Dr. Martens is stepping on its own tail. Because having made a shoe with the motto of “to be used for a lifetime” causes its loyal followers not to replace their footwear and thus not increase sales.
This has been the motto for almost eight decades in its transition from work boot to punk symbol and “it” shoe of Generation Z, as described by Fortune. But its characteristic spirit of “indestructible” that helped it withstand the years could be the true reason for the decline in sales.
Although the brand was once created for workers and military personnel, Dr. Martens “has gained a foothold among Generation Z consumers in recent years,” according to the economic medium.
The same “shabby” shoe
This footwear, which is now part of popular icons, always appears on the feet of thousands of celebrities.
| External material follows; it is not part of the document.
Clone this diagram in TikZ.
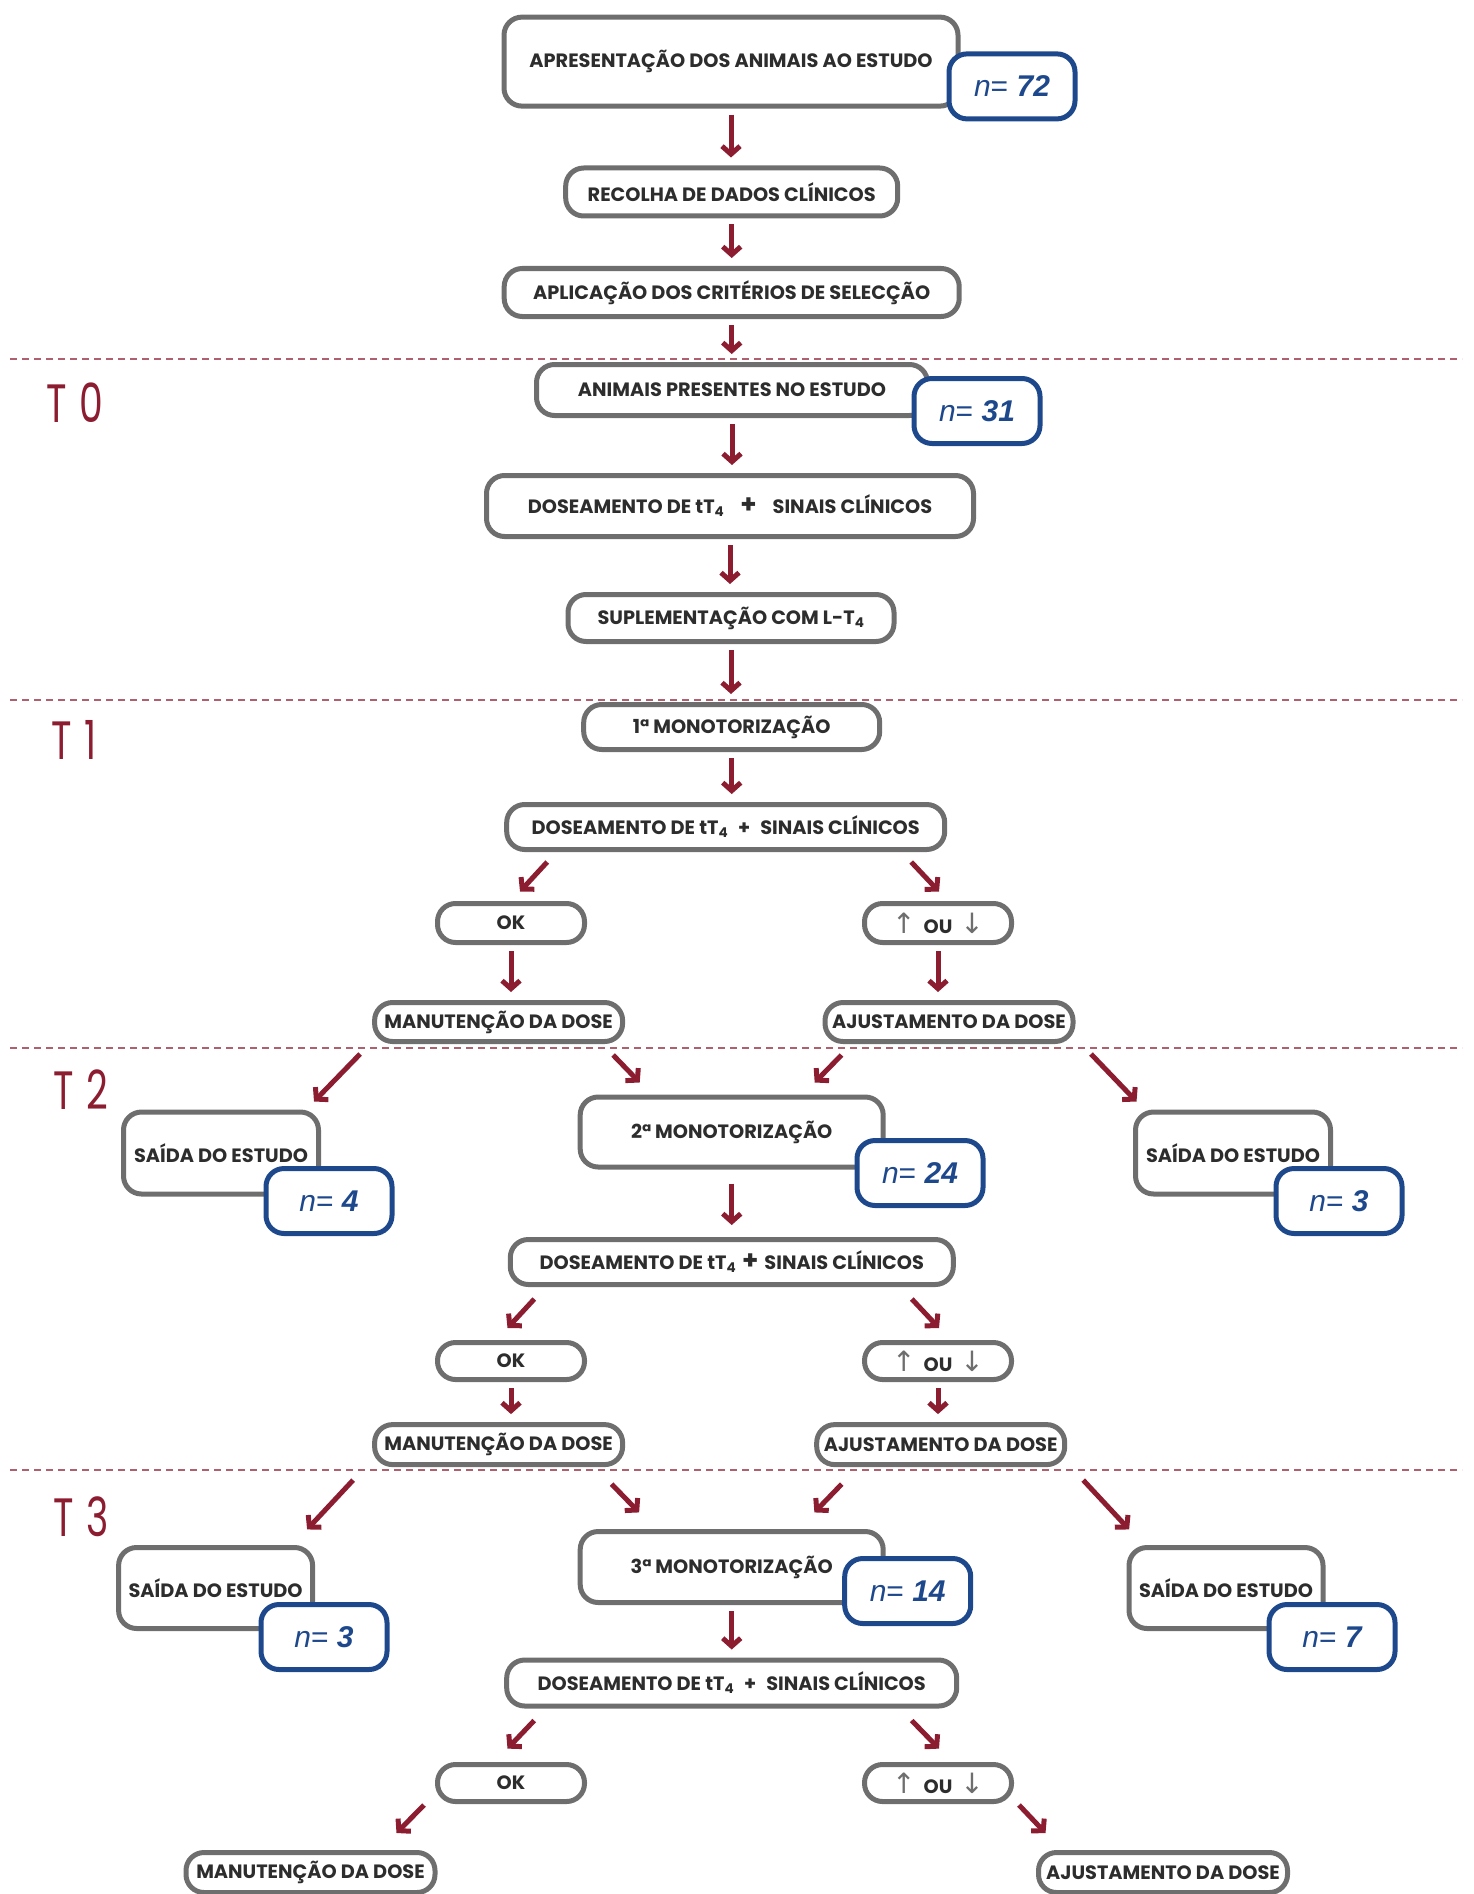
\documentclass[tikz,border=0pt]{standalone}
\usepackage{fontspec}
\setmainfont{Poppins}
\newfontfamily\nfont{Liberation Sans}
\newfontfamily\symbfont{DejaVu Sans}
\usetikzlibrary{arrows.meta}
\definecolor{boxgray}{RGB}{110,110,110}
\definecolor{textgray}{RGB}{45,45,45}
\definecolor{nblue}{RGB}{30,72,140}
\definecolor{setared}{RGB}{140,28,48}
\definecolor{linhared}{RGB}{175,95,110}
\definecolor{symgray}{RGB}{110,110,110}

\newcommand{\tq}{T\textsubscript{4}}
\newcommand{\nval}[1]{{\itshape n}= {\bfseries\itshape #1}}
\newcommand{\sobedesce}{{\symbfont\mdseries\color{symgray}\fontsize{28}{28}\selectfont ↑}\hspace{8pt}OU\hspace{8pt}{\symbfont\mdseries\color{symgray}\fontsize{28}{28}\selectfont ↓}}
\newcommand{\mais}{{\fontsize{26}{26}\selectfont +}}

\begin{document}
\begin{tikzpicture}[
    x=1pt, y=-1pt,
    caixa/.style={draw=boxgray, line width=5pt, rounded corners=18pt, fill=white, text=textgray, font=\bfseries\fontsize{19.3}{21}\selectfont, inner sep=0pt, align=center},
    numero/.style={draw=nblue, line width=5pt, rounded corners=18pt, fill=white, text=nblue, font=\nfont\fontsize{30}{32}\selectfont, inner sep=0pt, minimum width=126pt, minimum height=65pt},
    seta/.style={draw=setared, line width=5pt, -{Straight Barb[length=8pt,width=18pt]}},
    setav/.style={seta, shorten <=6pt, shorten >=8pt},
    divisao/.style={draw=linhared, line width=1.5pt, dash pattern=on 7pt off 5pt},
    tempo/.style={text=setared, font=\fontsize{54}{60}\selectfont, inner sep=0pt}
]
\useasboundingbox (0,0) rectangle (1473,1894);

% linhas de separacao dos tempos
\draw[divisao] (10,359) -- (1462,359);
\draw[divisao] (10,700) -- (1462,700);
\draw[divisao] (10,1048) -- (1462,1048);
\draw[divisao] (10,1470) -- (1462,1470);
\node[tempo] (t0) at (75,403) {\scalebox{0.7}[1]{T\hspace{18pt}0}};
\node[tempo] (t1) at (74,740) {\scalebox{0.7}[1]{T\hspace{18pt}1}};
\node[tempo] (t2) at (81,1090) {\scalebox{0.7}[1]{T\hspace{18pt}2}};
\node[tempo] (t3) at (81,1517) {\scalebox{0.7}[1]{T\hspace{18pt}3}};

% inicio
\node[caixa, minimum width=454pt, minimum height=89pt] (apresent) at (731,61.6) {APRESENTAÇÃO DOS ANIMAIS AO ESTUDO};
\node[numero] (n72) at (1012,86.4) {\nval{72}};
\node[caixa, minimum width=332pt, minimum height=48pt] (recolha) at (731.7,192) {RECOLHA DE DADOS CLÍNICOS};
\node[caixa, minimum width=455pt, minimum height=48pt] (aplic) at (731.7,292.5) {APLICAÇÃO DOS CRITÉRIOS DE SELECÇÃO};

% T0
\node[caixa, minimum width=391pt, minimum height=51pt] (presentes) at (732,390) {ANIMAIS PRESENTES NO ESTUDO};
\node[numero] (n31) at (977,411) {\nval{31}};
\node[caixa, minimum width=487pt, minimum height=61pt] (dose0) at (730,506) {DOSEAMENTO DE t\tq\hspace{16pt}\mais\hspace{16pt}SINAIS CLÍNICOS};
\node[caixa, minimum width=326pt, minimum height=47pt] (suplem) at (731,618) {SUPLEMENTAÇÃO COM L-\tq};

% T1
\node[caixa, minimum width=296pt, minimum height=45pt] (mon1) at (731.7,727) {1ª MONOTORIZAÇÃO};
\node[caixa, minimum width=438pt, minimum height=45pt] (dose1) at (725.7,827) {DOSEAMENTO DE t\tq\hspace{10pt}+\hspace{10pt}SINAIS CLÍNICOS};
\node[caixa, minimum width=147pt, minimum height=39pt] (ok1) at (511,923) {OK};
\node[caixa, minimum width=147pt, minimum height=39pt] (alt1) at (938,923) {\sobedesce};
\node[caixa, minimum width=248pt, minimum height=39pt] (man1) at (498.6,1022) {MANUTENÇÃO DA DOSE};
\node[caixa, minimum width=248pt, minimum height=39pt] (aju1) at (949,1022) {AJUSTAMENTO DA DOSE};

% T2
\node[caixa, minimum width=195pt, minimum height=82pt] (saida2l) at (221,1153) {SAÍDA DO ESTUDO};
\node[numero] (n4) at (329,1201) {\nval{4}};
\node[caixa, minimum width=303pt, minimum height=70pt] (mon2) at (731.7,1132) {2ª MONOTORIZAÇÃO};
\node[numero] (n24) at (920,1173) {\nval{24}};
\node[caixa, minimum width=195pt, minimum height=82pt] (saida2r) at (1233,1153) {SAÍDA DO ESTUDO};
\node[numero] (n3r) at (1339,1201) {\nval{3}};
\node[caixa, minimum width=443pt, minimum height=45pt] (dose2) at (731.8,1262) {DOSEAMENTO DE t\tq\hspace{6pt}\mais\hspace{6pt}SINAIS CLÍNICOS};
\node[caixa, minimum width=147pt, minimum height=37pt] (ok2) at (511,1361) {OK};
\node[caixa, minimum width=147pt, minimum height=37pt] (alt2) at (938,1361) {\sobedesce};
\node[caixa, minimum width=248pt, minimum height=40pt] (man2) at (498.6,1444.6) {MANUTENÇÃO DA DOSE};
\node[caixa, minimum width=248pt, minimum height=40pt] (aju2) at (940.7,1444.6) {AJUSTAMENTO DA DOSE};

% T3
\node[caixa, minimum width=194pt, minimum height=81pt] (saida3l) at (215.6,1588) {SAÍDA DO ESTUDO};
\node[numero] (n3l) at (324,1637) {\nval{3}};
\node[caixa, minimum width=303pt, minimum height=71pt] (mon3) at (731.7,1567) {3ª MONOTORIZAÇÃO};
\node[numero] (n14) at (907.7,1591) {\nval{14}};
\node[caixa, minimum width=194pt, minimum height=81pt] (saida3r) at (1226,1588) {SAÍDA DO ESTUDO};
\node[numero] (n7) at (1332,1637) {\nval{7}};
\node[caixa, minimum width=450pt, minimum height=46pt] (dose3) at (731.7,1683) {DOSEAMENTO DE t\tq\hspace{10pt}+\hspace{10pt}SINAIS CLÍNICOS};
\node[caixa, minimum width=147pt, minimum height=37pt] (ok3) at (511,1783) {OK};
\node[caixa, minimum width=147pt, minimum height=37pt] (alt3) at (938,1783) {\sobedesce};
\node[caixa, minimum width=249pt, minimum height=40pt] (man3) at (310.5,1872.5) {MANUTENÇÃO DA DOSE};
\node[caixa, minimum width=249pt, minimum height=40pt] (aju3) at (1163,1872.5) {AJUSTAMENTO DA DOSE};

% setas verticais
\draw[setav] (apresent.south) -- (apresent.south |- recolha.north);
\draw[setav] (recolha.south) -- (recolha.south |- aplic.north);
\draw[setav] (aplic.south) -- (aplic.south |- presentes.north);
\draw[setav] (presentes.south) -- (presentes.south |- dose0.north);
\draw[setav] (dose0.south) -- (dose0.south |- suplem.north);
\draw[setav] (suplem.south) -- (suplem.south |- mon1.north);
\draw[setav] (mon1.south) -- (mon1.south |- dose1.north);
\draw[setav] (ok1.south) -- (ok1.south |- man1.north);
\draw[setav] (alt1.south) -- (alt1.south |- aju1.north);
\draw[setav, shorten <=14pt, shorten >=12pt] (mon2.south) -- (mon2.south |- dose2.north);
\draw[setav] (ok2.south) -- (ok2.south |- man2.north);
\draw[setav] (alt2.south) -- (alt2.south |- aju2.north);
\draw[setav] (mon3.south) -- (mon3.south |- dose3.north);

% setas diagonais
\draw[seta] ([xshift=43pt,yshift=-10pt]dose1.south west) -- ([xshift=9pt,yshift=9.5pt]ok1.north);
\draw[seta] ([xshift=-36pt,yshift=-10pt]dose1.south east) -- ([xshift=1pt,yshift=9.5pt]alt1.north);
\draw[seta] ([xshift=-12pt,yshift=-10pt]man1.south west) -- ([xshift=-7pt,yshift=8pt]saida2l.north east);
\draw[seta] ([xshift=-12pt,yshift=-11pt]man1.south east) -- ([xshift=62pt,yshift=12pt]mon2.north west);
\draw[seta] ([xshift=19pt,yshift=-11pt]aju1.south west) -- ([xshift=-71pt,yshift=12pt]mon2.north east);
\draw[seta] ([xshift=15.5pt,yshift=-10pt]aju1.south east) -- ([xshift=3.5pt,yshift=8pt]saida2r.north west);
\draw[seta] ([xshift=26.5pt,yshift=-12pt]dose2.south west) -- ([xshift=-3.5pt,yshift=12pt]ok2.north);
\draw[seta] ([xshift=-44pt,yshift=-12pt]dose2.south east) -- ([xshift=1pt,yshift=12pt]alt2.north);
\draw[seta] ([xshift=-19pt,yshift=-13pt]man2.south west) -- ([xshift=-8pt,yshift=15.6pt]saida3l.north east);
\draw[seta] ([xshift=-13.5pt,yshift=-17pt]man2.south east) -- ([xshift=61.4pt,yshift=16.6pt]mon3.north west);
\draw[seta] ([xshift=27.5pt,yshift=-17pt]aju2.south west) -- ([xshift=-71.3pt,yshift=16.6pt]mon3.north east);
\draw[seta] ([xshift=16pt,yshift=-13pt]aju2.south east) -- ([xshift=2.6pt,yshift=15.6pt]saida3r.north west);
\draw[seta] ([xshift=30pt,yshift=-12pt]dose3.south west) -- ([xshift=-3.5pt,yshift=13.4pt]ok3.north);
\draw[seta] ([xshift=-47.5pt,yshift=-12pt]dose3.south east) -- ([xshift=1pt,yshift=13.4pt]alt3.north);
\draw[seta] ([xshift=-11pt,yshift=-1pt]ok3.south west) -- ([xshift=-41pt,yshift=17pt]man3.north east);
\draw[seta] ([xshift=5pt,yshift=-1pt]alt3.south east) -- ([xshift=9.5pt,yshift=17pt]aju3.north west);

\end{tikzpicture}
\end{document}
The photos show that these personalities have been wearing the same pairs of shabby Dr. Martens for years. This speaks well of the company and its products “for life,” however, the durability that led to its popularity may be precisely what is preventing them from growing astronomically today.
The shoes from this company tend to last between five and seven years, according to the shoe repair company NuShoe. The brand has long avoided a fast fashion mentality and encourages buyers to care for their shoes using their range of care products, such as cleaning balms, sprays, and brushes. It even once had a shoe line called ‘For Life’ that qualified for a lifetime warranty, until it was discontinued in 2018, reports Fortune.
In this line, the brand has tried to expand its offering with more modern styles and designer collaborations, introducing prints, embroideries, and even lined with leather. But since the classic designs tend to be the best-selling for the brand, the more creative styles are piling up in warehouses.
Outlook for 2025
“The outlook for the 2025 fiscal year is challenging”, said CEO Kenny Wilson in a statement, adding that Dr. Martens is focused on reviving demand for boots, particularly in the United States.
According to a recent post by Fortune, Dr. Martens announced on Tuesday the departure of Wilson after six years in charge. The brand director, Ije Nwokorie, will assume the position before the end of the current fiscal year. The company’s shares plunged to a historic low of 0.64 pounds early Tuesday, an 80% drop from its initial public offering in 2021.
“When customers gain confidence in the market, we will see a significant improvement in our business performance,” the brand said in a statement. “But we do not take for granted that this will happen in the 2025 fiscal year,” it concluded.